Session 1304: Editing Texts: Challenges and Computing Opportunities
Wednesday 9 July 2008, 16.30-18.00
|Moderator/Chair:||Robin Waugh, Department of English, Wilfrid Laurier University, Ontario|
|Paper 1304-a||'Arthur of Little Britain', a Text Edition: The Making of|
Index terms: Language and Literature - Middle English, Manuscripts and Palaeography, Printing History
|Paper 1304-b||Descending into Editing Hell: Editing the Exeter Book's The Descent into Hell|
Index terms: Computing in Medieval Studies, Language and Literature - Old English, Manuscripts and Palaeography
|Paper 1304-c||The Intertextuality Search Engine for the Electronic Manipulus florum Project|
Index terms: Computing in Medieval Studies, Language and Literature - Latin
Paper -a: My PhD dissertation is going to be almost finished by July 2008. If on the occasion of the 2007 IMC I presented a specific topic related to the Middle English text I’m editing, ‘Arthur of Little Britain’, next year I would like to give a paper on the conclusions I will have reached on my work. Also, the making of a text edition being extremely demanding and laborious, I will be discussing the difficulties encountered during the three years of my PhD studies, as well as the solutions found to different problems.
Paper -b: Although editing any medieval text comes with many challenges, some of the editing problems confronted in editing The Descent into Hell are not typical. The aims of this paper are to discuss the various problems in editing The Descent into Hell, the approaches and methods taken to reach practical solutions, and to feature the fact that the poet did not seem to subscribe to a generic or traditional approach in dealing with the poem’s theme. While shedding light on the poem’s perplexing language, peculiar narrative and curious message, I also intend to highlight the benefits of using multi-media on damaged manuscripts, such as the one containing The Descent into Hell.
Paper -c: This paper will provide a demonstration and explanation of the search engine that we have developed for the online edition of the Manipulus florum (www.manipulusflorum.com).

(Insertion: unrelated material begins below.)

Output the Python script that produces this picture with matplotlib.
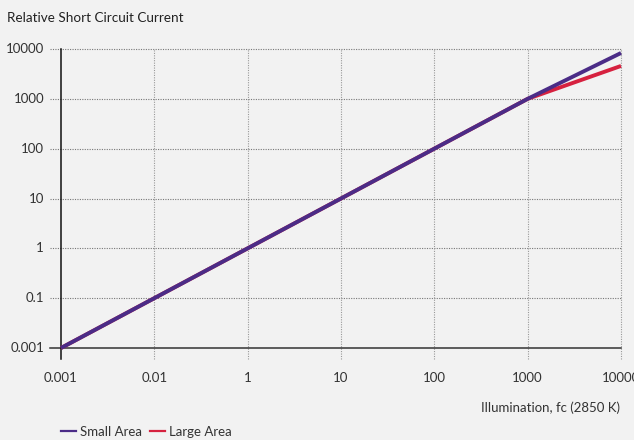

Unlike other search engines which allow searches of only a single word or short string of words, the Intertextuality Search Engine will allow users to upload entire texts – a sermon, tract, literary work – in order to generate an intertextuality report, primarily in order to identify and analyze texts that were composed by users of the Manipulus, a very influential Latin florilegium that was created at Paris in 1306.